◆ **SOURCE MATERIAL**:
• • • •

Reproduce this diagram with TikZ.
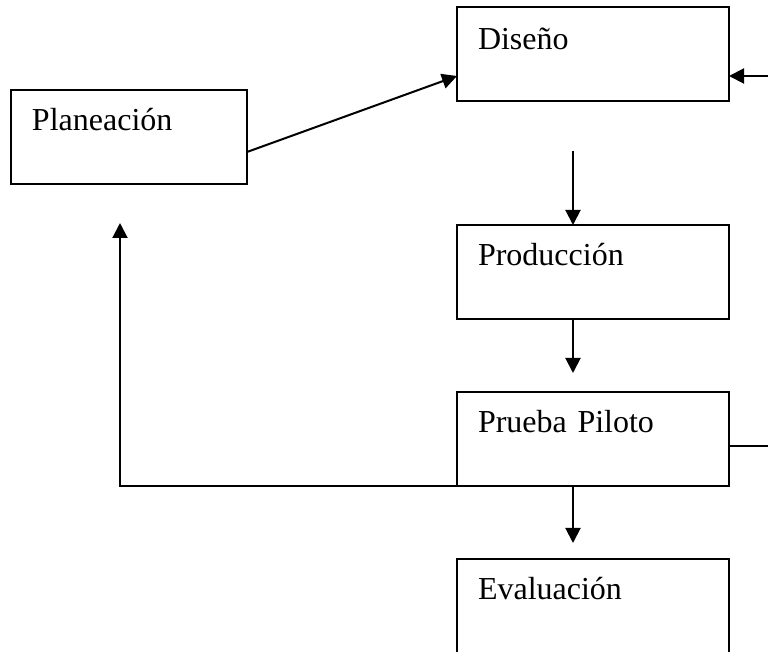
\documentclass[tikz,border=0pt]{standalone}
\usepackage{fontspec}
\setmainfont{Liberation Serif}
\usetikzlibrary{arrows.meta, positioning}

\begin{document}
\begin{tikzpicture}[
            x = 0.5pt, y = -0.5pt, % one unit per pixel of the sketch
            > = {Triangle[length=7.5pt, width=7.5pt]}, % arrow head style
            node distance = 36.5pt, % gap between the boxes
            line width = 1pt % line style
        ]

        \tikzstyle{box}=[
            draw = black,
            line width = 1pt,
            outer sep = 0pt,
            align = left,
            text width = 115pt,
            inner xsep = 10.5pt,
            inner ysep = 0pt,
            text height = 20.5pt, % text sits at the top of the box
            text depth = 26.5pt,
            font = \fontsize{16}{19}\selectfont
        ]

        \useasboundingbox (0,0) rectangle (768,652);

        \node[box, text height = 21.5pt, text depth = 25.5pt] (diseno) at (593,54) {Diseño};
        \node[box, text width = 97pt] (planeacion) at (129,137) {Planeación};
        \node[box] (produccion) [below=62pt of diseno] {Producción};
        \node[box] (prueba) [below=of produccion] {Prueba Piloto};
        \node[box, text depth = 27.5pt] (evaluacion) [below=of prueba] {Evaluación};

        \coordinate (rim) at (768,76);
        \coordinate (pout) at ([yshift=-3.5pt]prueba.east);

        \draw[->] ([yshift=-7.5pt]planeacion.east) -- ([yshift=-11pt]diseno.west);
        \draw[->] (rim) -- (rim -| diseno.east);
        \draw[->, shorten <= 25pt] ([xshift=-10pt]diseno.south) -- ([xshift=-10pt]produccion.north);
        \draw[->, shorten >= 9.5pt] ([xshift=-10pt]produccion.south) -- ([xshift=-10pt]prueba.north);
        \draw[->, shorten >= 8pt] ([xshift=-10pt]prueba.south) -- ([xshift=-10pt]evaluacion.north);
        \draw (pout) -- (pout -| rim);
        \draw[->, shorten >= 19.5pt] (prueba.south west) -| ([xshift=-4.5pt]planeacion.south);

  \end{tikzpicture}
\end{document}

• • • •

Each line above is to be copied verbatim. Drop any image from the copy.

◆ **SOLUTION**:
Reproduce this diagram with TikZ.
\documentclass[tikz,border=0pt]{standalone}
\usepackage{fontspec}
\setmainfont{Liberation Serif}
\usetikzlibrary{arrows.meta, positioning}

\begin{document}
\begin{tikzpicture}[
            x = 0.5pt, y = -0.5pt, % one unit per pixel of the sketch
            > = {Triangle[length=7.5pt, width=7.5pt]}, % arrow head style
            node distance = 36.5pt, % gap between the boxes
            line width = 1pt % line style
        ]

        \tikzstyle{box}=[
            draw = black,
            line width = 1pt,
            outer sep = 0pt,
            align = left,
            text width = 115pt,
            inner xsep = 10.5pt,
            inner ysep = 0pt,
            text height = 20.5pt, % text sits at the top of the box
            text depth = 26.5pt,
            font = \fontsize{16}{19}\selectfont
        ]

        \useasboundingbox (0,0) rectangle (768,652);

        \node[box, text height = 21.5pt, text depth = 25.5pt] (diseno) at (593,54) {Diseño};
        \node[box, text width = 97pt] (planeacion) at (129,137) {Planeación};
        \node[box] (produccion) [below=62pt of diseno] {Producción};
        \node[box] (prueba) [below=of produccion] {Prueba Piloto};
        \node[box, text depth = 27.5pt] (evaluacion) [below=of prueba] {Evaluación};

        \coordinate (rim) at (768,76);
        \coordinate (pout) at ([yshift=-3.5pt]prueba.east);

        \draw[->] ([yshift=-7.5pt]planeacion.east) -- ([yshift=-11pt]diseno.west);
        \draw[->] (rim) -- (rim -| diseno.east);
        \draw[->, shorten <= 25pt] ([xshift=-10pt]diseno.south) -- ([xshift=-10pt]produccion.north);
        \draw[->, shorten >= 9.5pt] ([xshift=-10pt]produccion.south) -- ([xshift=-10pt]prueba.north);
        \draw[->, shorten >= 8pt] ([xshift=-10pt]prueba.south) -- ([xshift=-10pt]evaluacion.north);
        \draw (pout) -- (pout -| rim);
        \draw[->, shorten >= 19.5pt] (prueba.south west) -| ([xshift=-4.5pt]planeacion.south);

  \end{tikzpicture}
\end{document}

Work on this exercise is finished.